I woke up in the middle of the night on the makeshift bed and didn’t know where I was. Apparently I asked why there was soil in my bed!
When the ‘all clear’ was sounded all there was left of the house was one wall and a fireplace, so we went to live at my aunt’s house in Sedgefield. We got a lift there from our neighbour, Mr Skeen, who was the landlord of the Red Lion pub. When we arrived my aunt was in a dreadful state because she thought we’d all been killed in the raid. There wasn’t enough room for my uncle Willie, though, so he went to stay with his fiancee’s family in Kirklevington.
I had started school in Wolviston after Easter, but for the whole time we were in Sedgefield nobody bothered to ask, so I didn’t go to school at all. We stayed there for three months then moved to a house next to the Red Lion public house in Dalton Piercy. It had been the original Red Lion pub and I remember it still had a bar and numbers on the doors. My father was a special constable there but kept his hand in at farming by helping out at other farms. I liked living there because there were lots of other children for me to play with.
I went to school again, but one day a bomb dropped on the main road about two hundred yards away, which left a huge crater. No traffic could get through and, as it was on the route, I couldn’t go to school for a month until repairs were effected. I had to take my gas mask with me to school for whole year. We also had to practice going in twos into the large shelter in the school garden when the headmaster blew his whistle (which was supposed to simulate the air-raid siren.)
Two years later we again moved to Sedgefield, where my father took over the running of Hopper House Farm. My mother was pleased because she was near her sister again. About that time my sister Dorothy was called up into the air force. It was a real change for her after working as a clerk at ICI, but she loved it. She had a very responsible job in air traffic control. She got engaged to a pilot called Ronnie from London. Unfortunately he was shot down and killed, and I remember her being very upset. (She later met a Scots lad, John Watt, who was in the service, and married him.)

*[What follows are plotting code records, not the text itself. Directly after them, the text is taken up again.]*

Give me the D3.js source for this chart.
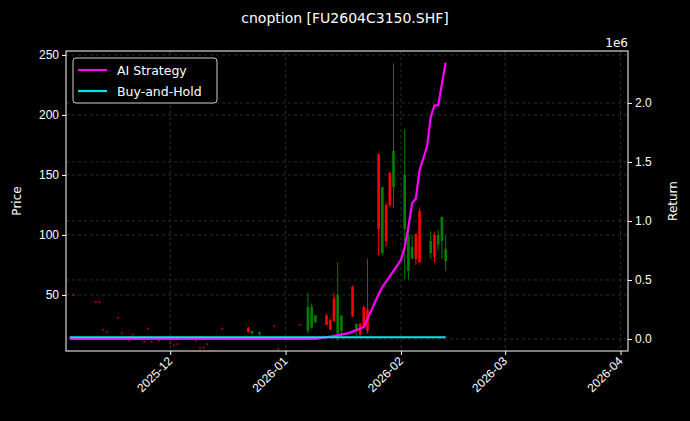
<!DOCTYPE html>
<html><head><meta charset="utf-8">
<script src="https://cdn.jsdelivr.net/npm/d3@7"></script>
<style>body{margin:0;background:#000}svg{font-family:"DejaVu Sans",sans-serif}</style>
</head><body><svg id="c" width="690" height="421"></svg>
<script>
// candles: date, open, high, low, close
const candleDates = ["2025-11-05","2025-11-11","2025-11-12","2025-11-13","2025-11-14","2025-11-17","2025-11-18","2025-11-20","2025-11-21","2025-11-24","2025-11-25","2025-11-26","2025-11-28","2025-12-01","2025-12-02","2025-12-03","2025-12-08","2025-12-09","2025-12-10","2025-12-11","2025-12-15","2025-12-22","2025-12-23","2025-12-25","2025-12-29","2025-12-30","2026-01-05","2026-01-07","2026-01-08","2026-01-09","2026-01-12","2026-01-13","2026-01-14","2026-01-15","2026-01-16","2026-01-19","2026-01-20","2026-01-21","2026-01-22","2026-01-23","2026-01-26","2026-01-27","2026-01-28","2026-01-29","2026-01-30","2026-02-02","2026-02-03","2026-02-04","2026-02-05","2026-02-06","2026-02-09","2026-02-10","2026-02-11","2026-02-12","2026-02-13"];
const openV  = [50.5,44.5,44.5,21.5,19.5,31.5,18.5,12.5,17.5,11.5,22.5,11.5,12.5,10.5,8.5,9.5,12.5,6.5,6.5,9.5,22.5,23,18,17.5,24.5,5.5,25.5,20,23,27,33,29,47,18,20,57,20,26,40,38,167,85,125,152,140,105,70,80,101,120,85,100,92,95,78];
const highV  = [51,45,45,22,20,32,19,13,18,12,23,12,13,11,9,10,13,7,7,10,23,23,20,19,25,6,26,52,43,33,34,30,52,77,22,58,26,27,41,80,168,140,127,152,243,188,110,100,101,123,103,102,104,115,100];
const lowV   = [49,43,43,20,18,30,17,11,16,10,21,10,11,9,7,8,11,5,5,8,21,19,17,16,23,4,24,18,22,27,25,21,28,12,16,32,16,15,23,18,83,83,90,123,123,63,63,80,75,77,80,77,87,80,70];
const closeV = [49.5,43.5,43.5,20.5,18.5,30.5,17.5,11.5,16.5,10.5,21.5,10.5,11.5,9.5,7.5,8.5,11.5,5.5,5.5,8.5,21.5,19,20,19,23.5,4.5,24.5,40,40,33,25,21,28,50,33,32,26,17,23,20,105,140,95,125,170,150,100,90,80,77,95,82,100,115,88];
// strategy and buy-and-hold returns
const lineDates = ["2025-11-04","2026-01-09","2026-01-13","2026-01-18","2026-01-22","2026-01-26","2026-01-27","2026-01-29","2026-02-01","2026-02-02","2026-02-03","2026-02-04","2026-02-05","2026-02-06","2026-02-08","2026-02-09","2026-02-10","2026-02-11","2026-02-13"];
const aiReturn = [0,0,0.02,0.05,0.1,0.38,0.44,0.53,0.67,0.78,0.95,1.15,1.19,1.43,1.63,1.88,1.98,1.98,2.34];
const bhDates = ["2025-11-04","2026-02-13"];
const bhReturn = [0.015,0.015];
const leftTicks = [50,100,150,200,250];
const rightTicks = [0,0.5,1.0,1.5,2.0];
const xTickDates = ["2025-12-01","2026-01-01","2026-02-01","2026-03-01","2026-04-01"];

const P = d3.timeParse("%Y-%m-%d");
const svg = d3.select("#c");
svg.append("rect").attr("width",690).attr("height",421).attr("fill","#000");
const L=66,R=628,T=51,B=351;
const x = d3.scaleTime().domain([P("2025-11-03"),P("2026-04-03")]).range([L,R]);
const y = d3.scaleLinear().domain([3.3,253.3]).range([B,T]);
const y2 = d3.scaleLinear().domain([-0.1017,2.44]).range([B,T]);

const g = svg.append("g");
// grid
leftTicks.forEach(v=>g.append("line").attr("x1",L).attr("x2",R).attr("y1",y(v)).attr("y2",y(v)).attr("stroke","#4a4a4a").attr("stroke-dasharray","3,3").attr("stroke-width",0.6));
rightTicks.forEach(v=>g.append("line").attr("x1",L).attr("x2",R).attr("y1",y2(v)).attr("y2",y2(v)).attr("stroke","#4a4a4a").attr("stroke-dasharray","3,3").attr("stroke-width",0.6));
xTickDates.forEach(d=>g.append("line").attr("x1",x(P(d))).attr("x2",x(P(d))).attr("y1",T).attr("y2",B).attr("stroke","#4a4a4a").attr("stroke-dasharray","3,3").attr("stroke-width",0.6));

// candles
candleDates.forEach((d,i)=>{
  const cx = x(P(d)), col = closeV[i]>=openV[i] ? "#008000" : "#ff0000";
  const small = highV[i]-lowV[i] < 3;
  g.append("line").attr("x1",cx).attr("x2",cx).attr("y1",y(highV[i])).attr("y2",y(lowV[i])).attr("stroke",col).attr("stroke-width",1).attr("opacity",small?0.5:1);
  const t=y(Math.max(openV[i],closeV[i])), b=y(Math.min(openV[i],closeV[i]));
  g.append("rect").attr("x",cx-1.3).attr("width",2.6).attr("y",t).attr("height",Math.max(b-t,0.8)).attr("fill",col).attr("opacity",small?0.5:1);
});

const line = d3.line().x(d=>x(P(d[0]))).y(d=>y2(d[1]));
g.append("path").attr("d",line(lineDates.map((d,i)=>[d,aiReturn[i]]))).attr("fill","none").attr("stroke","#ff00ff").attr("stroke-width",2.2);
g.append("path").attr("d",line(bhDates.map((d,i)=>[d,bhReturn[i]]))).attr("fill","none").attr("stroke","#00e5e5").attr("stroke-width",2.2);

// frame
svg.append("rect").attr("x",L).attr("y",T).attr("width",R-L).attr("height",B-T).attr("fill","none").attr("stroke","#fff").attr("stroke-width",1);

const ax = svg.append("g").attr("transform",`translate(0,${B})`).call(d3.axisBottom(x).tickValues(xTickDates.map(P)).tickFormat(d3.timeFormat("%Y-%m")).tickSize(4));
ax.selectAll("text").attr("fill","#fff").attr("font-size",12).attr("text-anchor","end").attr("transform","rotate(-45)").attr("dx","-0.5em").attr("dy","0.2em");
const ay = svg.append("g").attr("transform",`translate(${L},0)`).call(d3.axisLeft(y).tickValues(leftTicks).tickSize(4));
ay.selectAll("text").attr("fill","#fff").attr("font-size",12);
const ay2 = svg.append("g").attr("transform",`translate(${R},0)`).call(d3.axisRight(y2).tickValues(rightTicks).tickFormat(d3.format(".1f")).tickSize(4));
ay2.selectAll("text").attr("fill","#fff").attr("font-size",12);
[ax,ay,ay2].forEach(a=>{a.selectAll("line").attr("stroke","#fff");a.select(".domain").remove();});

svg.append("text").attr("x",345).attr("y",23).attr("text-anchor","middle").attr("fill","#fff").attr("font-size",14).text("cnoption [FU2604C3150.SHF]");
svg.append("text").attr("transform","translate(21,201) rotate(-90)").attr("text-anchor","middle").attr("fill","#fff").attr("font-size",12).text("Price");
svg.append("text").attr("transform","translate(677,201) rotate(-90)").attr("text-anchor","middle").attr("fill","#fff").attr("font-size",12).text("Return");
svg.append("text").attr("x",628).attr("y",47).attr("text-anchor","end").attr("fill","#fff").attr("font-size",12).text("1e6");

// legend
const lg = svg.append("g");
lg.append("rect").attr("x",73).attr("y",58).attr("width",144).attr("height",45).attr("rx",3).attr("fill","#000").attr("stroke","#ccc").attr("stroke-width",1);
[["AI Strategy","#ff00ff"],["Buy-and-Hold","#00e5e5"]].forEach((s,i)=>{
  const yy=70+i*21;
  lg.append("line").attr("x1",78).attr("x2",107).attr("y1",yy).attr("y2",yy).attr("stroke",s[1]).attr("stroke-width",2.2);
  lg.append("text").attr("x",117).attr("y",yy+4.5).attr("fill","#fff").attr("font-size",12.5).text(s[0]);
});
</script></body></html>
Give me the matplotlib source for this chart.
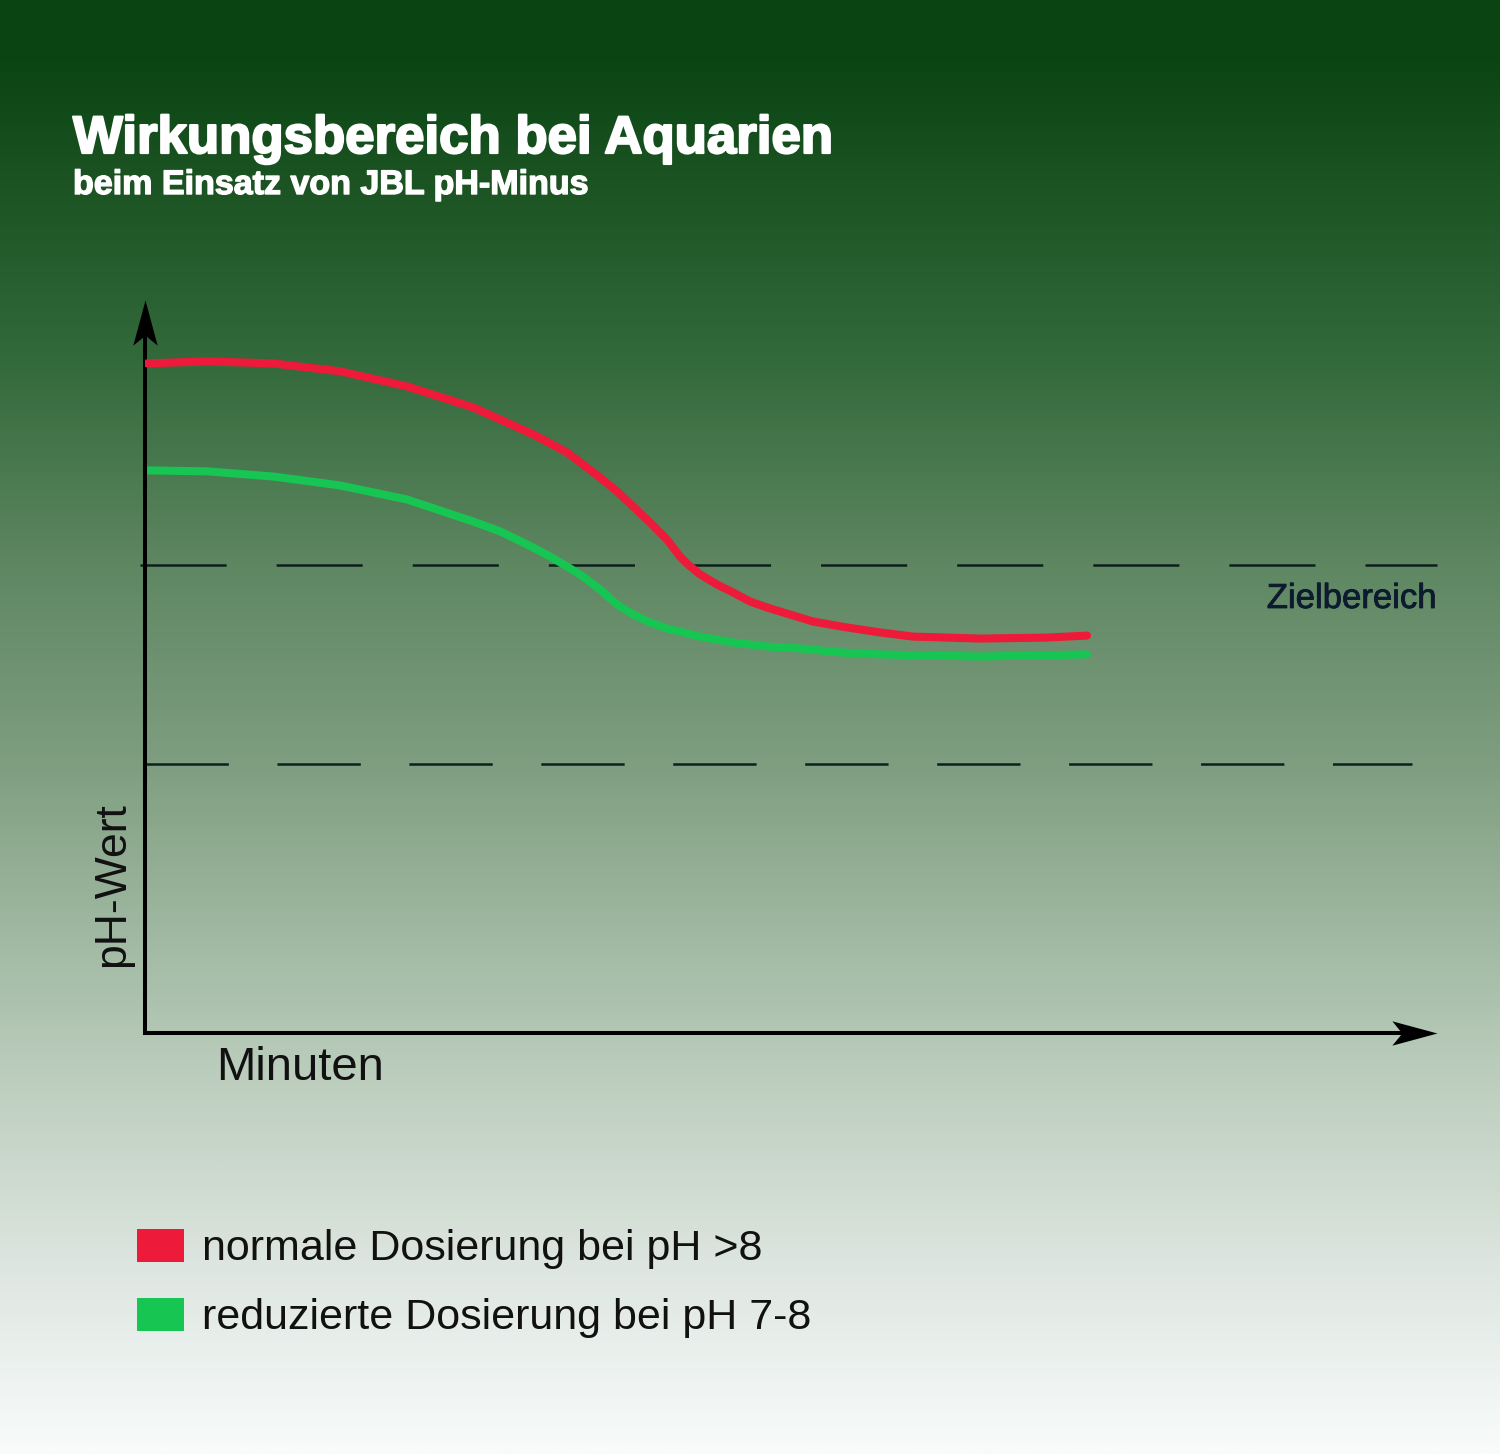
import numpy as np
import matplotlib
matplotlib.use('Agg')
import matplotlib.pyplot as plt
import matplotlib.patheffects as pe
from matplotlib.colors import LinearSegmentedColormap
from matplotlib.patches import Patch
from matplotlib.path import Path

plt.rcParams['font.family'] = ['Liberation Sans', 'DejaVu Sans']
plt.rcParams['lines.scale_dashes'] = False

# Zeitachse (Minuten, relative Skala 0-100) und pH-Werte
minuten_rot = [0.15, 4.80, 9.91, 15.09, 20.28, 25.39, 27.48, 30.03, 32.66,
               35.22, 36.53, 37.77, 39.09, 40.40, 41.41, 42.03, 42.96, 44.27,
               45.51, 46.83, 48.14, 49.38, 50.70, 51.70, 54.33, 56.89, 59.44,
               64.63, 69.81, 72.91]
ph_rot = [8.520, 8.530, 8.520, 8.480, 8.404, 8.298, 8.237, 8.162, 8.071,
          7.944, 7.874, 7.798, 7.717, 7.631, 7.545, 7.505, 7.455, 7.404,
          7.364, 7.318, 7.288, 7.263, 7.237, 7.217, 7.187, 7.162, 7.141,
          7.131, 7.136, 7.146]

minuten_gruen = [0.15, 4.80, 9.91, 15.09, 20.28, 25.39, 27.48, 28.79, 30.03,
                 31.35, 32.66, 33.90, 35.22, 36.53, 37.77, 39.09, 40.40, 42.96,
                 45.51, 48.14, 50.70, 53.79, 56.89, 64.63, 72.91]
ph_gruen = [7.980, 7.975, 7.949, 7.904, 7.833, 7.722, 7.672, 7.631, 7.591,
            7.545, 7.495, 7.444, 7.379, 7.303, 7.253, 7.212, 7.182, 7.141,
            7.111, 7.091, 7.081, 7.061, 7.051, 7.040, 7.051]

ziel_oben = 7.5
ziel_unten = 6.5
x_max = 100
y_min, y_max = 5.14, 8.84

titel = 'Wirkungsbereich bei Aquarien'
untertitel = 'beim Einsatz von JBL pH-Minus'
legende = ['normale Dosierung bei pH >8', 'reduzierte Dosierung bei pH 7-8']
farben = ['#ed1a3a', '#17c553']

W, H = 1500, 1454
fig = plt.figure(figsize=(W / 100, H / 100), dpi=100)

# Hintergrund: Verlauf dunkelgrün -> weiß
stops = [(0.00, '#0a4412'), (0.04, '#0b4513'), (0.14, '#1f5626'),
         (0.25, '#346a3c'), (0.39, '#5f8762'), (0.53, '#809f82'),
         (0.71, '#b3c7b4'), (0.80, '#cbd8cc'), (0.88, '#dfe7e2'),
         (1.00, '#f8fbfa')]
cmap = LinearSegmentedColormap.from_list('bg', stops)
bg = fig.add_axes([0, 0, 1, 1], zorder=-10)
bg.imshow(np.linspace(0, 1, 600).reshape(-1, 1), cmap=cmap, aspect='auto',
          extent=[0, 1, 0, 1])
bg.axis('off')

# Diagrammbereich
ax = fig.add_axes([145 / W, 1 - 1033 / H, 1292 / W, 733 / H])
ax.patch.set_visible(False)
ax.set_xlim(0, x_max)
ax.set_ylim(y_min, y_max)
ax.set_xticks([])
ax.set_yticks([])
for s in ['top', 'right']:
    ax.spines[s].set_visible(False)
for s in ['left', 'bottom']:
    ax.spines[s].set_linewidth(2.9)
    ax.spines[s].set_color('black')
ax.spines['left'].set_bounds(y_min, y_max - 0.1)
ax.spines['bottom'].set_bounds(0, x_max - 1.5)

# Pfeilspitzen
pfeil_x = Path([(0, 0), (-1, 0.27), (-0.78, 0), (-1, -0.27), (0, 0)],
               [Path.MOVETO, Path.LINETO, Path.LINETO, Path.LINETO, Path.CLOSEPOLY])
pfeil_y = Path([(0, 0), (-0.27, -1), (0, -0.78), (0.27, -1), (0, 0)],
               [Path.MOVETO, Path.LINETO, Path.LINETO, Path.LINETO, Path.CLOSEPOLY])
ax.plot([1], [0], transform=ax.transAxes, marker=pfeil_x, ms=65, color='black',
        mew=0, linestyle='none', clip_on=False)
ax.plot([0], [1], transform=ax.transAxes, marker=pfeil_y, ms=65, color='black',
        mew=0, linestyle='none', clip_on=False)

# Zielbereich-Linien
ax.axhline(ziel_oben, xmin=-0.004, xmax=1.0, color='#0d1f1f', lw=1.8,
           linestyle=(0, (62, 36)), clip_on=False, zorder=1)
ax.axhline(ziel_unten, xmin=0.0, xmax=0.981, color='#0d1f1f', lw=1.8,
           linestyle=(0, (60, 35)), clip_on=False, zorder=1)

# Kurven
ax.plot(minuten_rot, ph_rot, color=farben[0], lw=5.8, solid_capstyle='round',
        solid_joinstyle='round', zorder=3)
ax.plot(minuten_gruen, ph_gruen, color=farben[1], lw=5.8, solid_capstyle='round',
        solid_joinstyle='round', zorder=2)

# Texte
fig.text(73 / W, 1 - 153 / H, titel, fontweight='bold', fontsize=38,
         color='white', va='baseline',
         path_effects=[pe.withStroke(linewidth=1.6, foreground='white')])
fig.text(73 / W, 1 - 194 / H, untertitel, fontweight='bold', fontsize=24.5,
         color='white', va='baseline',
         path_effects=[pe.withStroke(linewidth=1.0, foreground='white')])
fig.text(1437 / W, 1 - 608 / H, 'Zielbereich', fontsize=25, color='#0d1b2e',
         ha='right', va='baseline',
         path_effects=[pe.withStroke(linewidth=0.6, foreground='#0d1b2e')])
fig.text(216 / W, 1 - 1080 / H, 'Minuten', fontsize=34, color='#111111',
         va='baseline')
fig.text(133 / W, 1 - 885 / H, 'pH-Wert', fontsize=32, color='#111111',
         rotation=90, ha='right', va='center')

# Legende
handles = [Patch(facecolor=c, edgecolor='none') for c in farben]
fig.legend(handles, legende, loc='upper left',
           bbox_to_anchor=(98 / W, 1 - 1190 / H), frameon=False,
           fontsize=31, handlelength=1.09, handleheight=0.81,
           handletextpad=0.42, labelspacing=0.66, labelcolor='#111111')

fig.savefig('out.png', dpi=100)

When I was 9 years old we moved back to Wolviston, where my father took over Stob House Farm. A German prisoner of war called Herman (Herman the German) used to help him out. I used to take him tea sometimes. He would always say hello to me and smile but I was frightened of him because of the bombing. So, I would give the tea - and then run away! When she was home Dorothy, who knew a bit of German, used to speak to him. She told us that he hated the war and wanted to get back to his family.
When peace came I cannot remember any great celebrations, but I knew it was over because my sister Dorothy came home.